On September 27, the UN High-Level Sustainable Development Summit adopted the Sustainable Development Goals (SDGs) that replaced Millennium Development Goals. The SDGs are intended to be universal in the sense of embodying a universally shared common goal towards a safe, just and sustainable space for all.
Adoption of Sustainable Development Goals was an outcome of the UN Conference on Sustainable Development (Rio+20) that was held in 2012 in Brazil.
However, the idea of sustainability became popular at the Earth Summit in Rio de Janeiro in 1992. Primarily, this international agreement on SDGs was to provide a guiding path to sustainable development in the world after 2015.
This article focuses entirely on environment as the core of SDGs as stipulated in “Goal 7: Ensure access to affordable, reliable, sustainable, and modern energy for all; Goal 13: Take urgent action to combat climate change and its impacts; Goal 14: Conserve and sustainably use the oceans, seas and marine resources for sustainable development; and Goal 15: Protect, restore and promote sustainable use of terrestrial ecosystems, sustainably manage forests, combat desertification, and halt and reverse land degradation and halt biodiversity.”
As the world strives to achieve sustainable development and environmental conservation more needs to be done at the national, regional and international level, in terms of preventing and controlling activities that have a harmful effect on the environment.
Currently our world is facing mass damage and destruction on a scale never seen before in history. At the root of this problem lies the law.
Currently the number one law governing our world is that corporations must maximize profits for their shareholders, even if this means making profits out of mass destruction to people and the planet. Profit per se is not a problem, but profit at the expense of people and planet is. Thus, there is a need to recognize ‘ecocide’.
What is ecocide and how will the law work? Ecocide refers to extensive damage to, destruction of loss of ecosystems of a given territory, whether by human agency or by other causes, to such an extent that peaceful enjoyment by the inhabitants of that territory has been or will be severely diminished.
Today, there are many international crimes: genocide, war crimes, torture, piracy, and crimes of aggression and crimes against humanity. In my opinion ecocide must be on that list of international crimes because ecocide it is a crime against humanity, against current and future generations, and against all life on earth.
There are, however, two types of ecocide. The first is ecocide brought about by agency. In other words, this is often caused by human activities, especially companies. The second is ecocide precipitated by natural disasters, such as floods, earthquake, volcanic eruption, landslide to name but a few.
The law of ecocide would hold those in a position of superior responsibility personally liable if they commit ecocide. It is a crime of strict liability and therefore proof of intent to commit the crime is unnecessary.
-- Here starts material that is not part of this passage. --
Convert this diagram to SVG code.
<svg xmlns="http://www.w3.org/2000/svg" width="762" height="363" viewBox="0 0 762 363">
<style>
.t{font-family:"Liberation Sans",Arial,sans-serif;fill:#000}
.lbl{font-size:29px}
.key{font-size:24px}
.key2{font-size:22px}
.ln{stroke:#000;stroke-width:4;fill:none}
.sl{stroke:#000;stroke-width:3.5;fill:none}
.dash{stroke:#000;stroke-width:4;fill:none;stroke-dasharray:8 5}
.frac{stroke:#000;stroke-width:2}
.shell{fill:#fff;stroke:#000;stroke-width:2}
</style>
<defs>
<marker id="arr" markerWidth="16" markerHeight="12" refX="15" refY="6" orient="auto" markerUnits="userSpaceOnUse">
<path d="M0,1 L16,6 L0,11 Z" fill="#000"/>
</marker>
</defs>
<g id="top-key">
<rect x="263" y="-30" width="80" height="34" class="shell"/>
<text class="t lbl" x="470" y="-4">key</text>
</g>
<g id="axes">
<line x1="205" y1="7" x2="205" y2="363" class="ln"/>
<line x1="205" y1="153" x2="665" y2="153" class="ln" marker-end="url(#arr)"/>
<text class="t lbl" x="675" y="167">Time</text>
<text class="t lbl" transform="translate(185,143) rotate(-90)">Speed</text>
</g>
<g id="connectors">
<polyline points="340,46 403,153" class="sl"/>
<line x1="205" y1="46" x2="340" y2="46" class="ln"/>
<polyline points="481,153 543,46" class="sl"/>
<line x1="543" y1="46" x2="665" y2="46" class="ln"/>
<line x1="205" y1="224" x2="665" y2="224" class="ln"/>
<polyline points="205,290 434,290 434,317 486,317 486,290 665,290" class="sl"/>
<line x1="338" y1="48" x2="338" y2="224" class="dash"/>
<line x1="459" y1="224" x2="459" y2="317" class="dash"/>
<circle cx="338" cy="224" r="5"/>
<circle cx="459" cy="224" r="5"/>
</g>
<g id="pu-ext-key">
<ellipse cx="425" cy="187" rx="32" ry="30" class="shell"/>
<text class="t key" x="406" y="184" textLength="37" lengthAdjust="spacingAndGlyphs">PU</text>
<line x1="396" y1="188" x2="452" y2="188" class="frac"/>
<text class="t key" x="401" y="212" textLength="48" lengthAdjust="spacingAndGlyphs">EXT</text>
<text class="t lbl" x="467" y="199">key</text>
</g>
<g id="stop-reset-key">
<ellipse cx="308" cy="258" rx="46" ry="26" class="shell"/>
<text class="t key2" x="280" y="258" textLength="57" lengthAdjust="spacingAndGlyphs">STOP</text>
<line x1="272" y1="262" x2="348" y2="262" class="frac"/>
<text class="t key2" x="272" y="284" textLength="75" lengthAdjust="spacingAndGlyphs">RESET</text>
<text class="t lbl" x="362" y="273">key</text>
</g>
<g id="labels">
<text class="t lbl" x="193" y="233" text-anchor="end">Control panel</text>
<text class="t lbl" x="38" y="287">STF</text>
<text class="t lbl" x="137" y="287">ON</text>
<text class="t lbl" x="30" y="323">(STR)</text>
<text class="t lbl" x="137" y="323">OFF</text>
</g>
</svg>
At this juncture, a number of challenging questions keep emerging: Should ecocide be a crime in peacetime and wartime? Does the offender’s intent to commit the crime matter or are the consequences of extensive destruction of ecosystems severe enough to warrant ecocide being a crime of strict liability regardless of the offender’s intent?
Ecocide is already an international crime during wartime. What is lacking today is the recognition of it (ecocide) in peacetime.
At a superficial level, adoption of Sustainable Development Goals (SDGs) is a stepping-stone to sustainable environment. Having SDGs in place is one thing and their implementation is another. Indeed, these goals are vitally important for every earth’s citizen to live in a clean environment. The goals need to be backed by law on ecocide.
Quite obviously, that law can be an enforcement measure. Ecocide legislation needs a two-pronged approach: world leaders, ministers, lawmakers, CEOs and international organizations need to champion the creation of earth law and grassroots engagement. Secondly, there needs to be a strategy to empower people to speak up on behalf of the earth. Eradicating ecocide is premised on alliances with individuals, civil society organizations and movements around the world.
To achieve a sustainablw environment requires the concerted efforts of business stakeholders. Having the law of ecocide will establishing a threshold as to how business can make profit, and create the legal framework and a playing field to allow business to be truly sustainable.
Indeed, the law of ecocide will provide the way towards a potential solution to the destructive behavior that has created the ecological crisis we now face. The law will put a stop to destructive business and opens the floodgates to clean and green business practices. The law of ecocide will enable sustainable development and the United Nations environmental programmes vision for a green economy, as reflected in the SDGs.